I have some time-based, nested data of which I would like to get the biggest changes, positive and negative, of plugins
per month. I work with Elasticsearch 5.3 (and Kibana 5.3).
A document is structured as follows:
{
_id: "xxx",
@timestamp: 1508244365987,
siteURL: "www.foo.bar",
plugins: [
{
name: "foo",
version: "3.1.4"
},
{
name: "baz",
version: "13.37"
}
]
}
However, per id (siteURL
), I have multiple entries per month and I would like to use only the latest per time bucket, to avoid unfair weighing.

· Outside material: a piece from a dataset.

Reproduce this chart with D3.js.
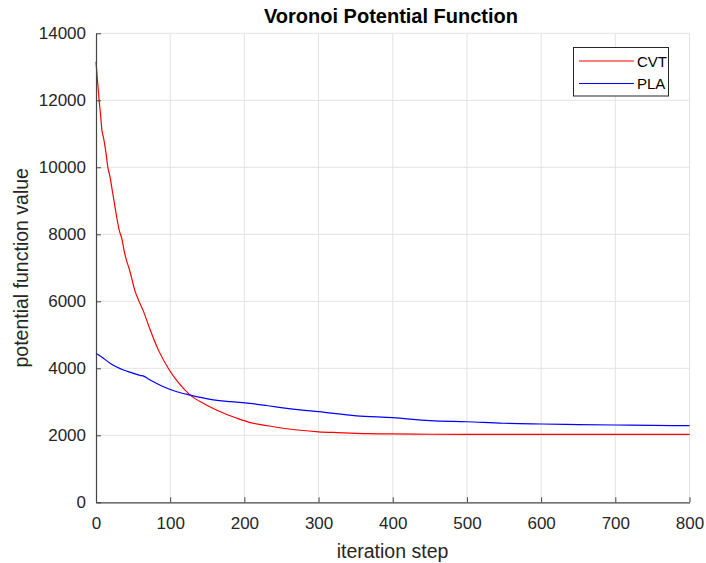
<!DOCTYPE html>
<html>
<head>
<meta charset="utf-8">
<script src="https://cdn.jsdelivr.net/npm/d3@7"></script>
<style>
  html, body { margin: 0; padding: 0; background: #fff; }
  svg { display: block; font-family: "Liberation Sans", Arial, Helvetica, sans-serif; }
</style>
</head>
<body>
<svg id="chart" width="706" height="563"></svg>
<script>
// Potential function value per iteration step
const cvtSteps  = [0, 2, 4, 6, 8, 10, 13, 16, 19, 22, 25, 28, 31, 35, 38, 41, 45, 48, 52, 57, 64, 73, 84, 98, 110, 127, 145, 163, 190, 208, 230, 252, 275, 300, 325, 351, 400, 450, 500, 600, 700, 800];
const cvtValues = [13150, 12600, 12050, 11600, 11100, 10900, 10500, 10000, 9700, 9300, 8900, 8500, 8150, 7850, 7500, 7230, 6950, 6700, 6350, 6050, 5700, 5150, 4550, 3980, 3600, 3200, 2950, 2750, 2510, 2380, 2290, 2210, 2150, 2105, 2080, 2060, 2040, 2032, 2028, 2025, 2025, 2025];

const plaSteps  = [0, 10, 19, 28, 37, 48, 59, 65, 70, 80, 91, 109, 127, 154, 181, 207, 230, 252, 275, 300, 351, 400, 450, 500, 549, 600, 650, 700, 750, 800];
const plaValues = [4450, 4300, 4150, 4040, 3950, 3870, 3790, 3760, 3690, 3570, 3450, 3300, 3200, 3075, 3005, 2955, 2890, 2820, 2760, 2705, 2580, 2525, 2440, 2405, 2360, 2337, 2320, 2307, 2295, 2290];

const xTicks = [0, 100, 200, 300, 400, 500, 600, 700, 800];
const yTicks = [0, 2000, 4000, 6000, 8000, 10000, 12000, 14000];

const seriesNames  = ["CVT", "PLA"];
const seriesColors = ["#ff0000", "#0000ff"];

const svg = d3.select("#chart");
const plotLeft = 96, plotRight = 689.5, plotTop = 33.3, plotBottom = 502.3;

const x = d3.scaleLinear().domain([0, 800]).range([plotLeft, plotRight]);
const y = d3.scaleLinear().domain([0, 14000]).range([plotBottom, plotTop]);

const axisColor = "#444";
const textColor = "#262626";

// grid
const grid = svg.append("g").attr("stroke", "#e3e3e3").attr("stroke-width", 1);
xTicks.filter(t => t > 0).forEach(t => {
  grid.append("line").attr("x1", x(t)).attr("x2", x(t)).attr("y1", y(0)).attr("y2", y(14000));
});
yTicks.filter(t => t > 0).forEach(t => {
  grid.append("line").attr("x1", x(0)).attr("x2", x(800)).attr("y1", y(t)).attr("y2", y(t));
});

// series
const series = [
  d3.zip(cvtSteps, cvtValues),
  d3.zip(plaSteps, plaValues)
];
const lineGen = d3.line().x(d => x(d[0])).y(d => y(d[1])).curve(d3.curveMonotoneX);
series.forEach((pts, i) => {
  svg.append("path")
    .datum(pts)
    .attr("fill", "none")
    .attr("stroke", seriesColors[i])
    .attr("stroke-width", 1.2)
    .attr("d", lineGen);
});

// axes (ticks point inward)
const fmt = d3.format("d");
const xAxis = d3.axisBottom(x).tickValues(xTicks).tickFormat(fmt).tickSizeInner(-5).tickSizeOuter(0).tickPadding(15);
const yAxis = d3.axisLeft(y).tickValues(yTicks).tickFormat(fmt).tickSizeInner(-5).tickSizeOuter(0).tickPadding(10);

const gx = svg.append("g").attr("transform", `translate(0,${plotBottom})`).call(xAxis);
const gy = svg.append("g").attr("transform", `translate(${plotLeft},0)`).call(yAxis);
[gx, gy].forEach(g => {
  g.selectAll("path.domain").attr("stroke", axisColor).attr("stroke-width", 1.2);
  g.selectAll(".tick line").attr("stroke", axisColor);
  g.selectAll(".tick text").attr("fill", textColor).attr("font-size", 17).attr("font-family", "Liberation Sans, Arial, sans-serif");
});

// title and axis labels
svg.append("text")
  .attr("x", 391).attr("y", 23)
  .attr("text-anchor", "middle")
  .attr("font-size", 20).attr("font-weight", "bold").attr("fill", "#000")
  .text("Voronoi Potential Function");

svg.append("text")
  .attr("x", 392.5).attr("y", 557.5)
  .attr("text-anchor", "middle")
  .attr("font-size", 19.5).attr("fill", textColor)
  .text("iteration step");

svg.append("text")
  .attr("transform", `translate(28,${(plotTop + plotBottom) / 2}) rotate(-90)`)
  .attr("text-anchor", "middle")
  .attr("font-size", 19.5).attr("fill", textColor)
  .text("potential function value");

// legend
const lg = svg.append("g");
lg.append("rect")
  .attr("x", 573.5).attr("y", 47.5).attr("width", 95).attr("height", 48.5)
  .attr("fill", "#fff").attr("stroke", "#262626").attr("stroke-width", 1);
seriesNames.forEach((name, i) => {
  const ly = 61 + i * 22.5;
  lg.append("line").attr("x1", 579).attr("x2", 634).attr("y1", ly).attr("y2", ly)
    .attr("stroke", seriesColors[i]).attr("stroke-width", 1.2);
  lg.append("text").attr("x", 637).attr("y", ly + 5.5)
    .attr("font-size", 15).attr("fill", "#000").text(name);
});
</script>
</body>
</html>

I tried to solve this by using the following aggregation:
{
"aggs": {
"normal_dates": {
"date_range": {
"field": "@timestamp",
"ranges": [
{
"from": "now-1y/d",
"to": "now"
}
]
},
"aggs": {
"date_histo": {
"date_histogram": {
"field": "@timestamp",
"interval": "month"
},
"aggs": {
"top_sites": {
"terms": {
"field": "siteURL.keyword",
"size": 50000
},
"aggs": {
"top_plugin_hits": {
"top_hits": {
"sort": [
{
"@timestamp": {
"order": "desc"
}
}
],
"_source": {
"includes": [
"plugins.name"
]
},
"size": 1
}
}
}
}
}
}
}
}
}
}
Now I get per month the latest site and its plugins. Next I would like to turn the data inside out and get the plugins present per month and a count of the occurrences. Then I would use a serial_diff to compare months.
However, I don't know how to go from my aggregation to the serial diff, i.e. turn the data inside out.
Any help would be most welcome
PS: extra kudos if I can get it in a Kibana 5.3 table...
It turns out it is not possible to further aggregate on a top_hits
query.
I ended up loading the results of the posted query into Python and used Python for further processing and visualization.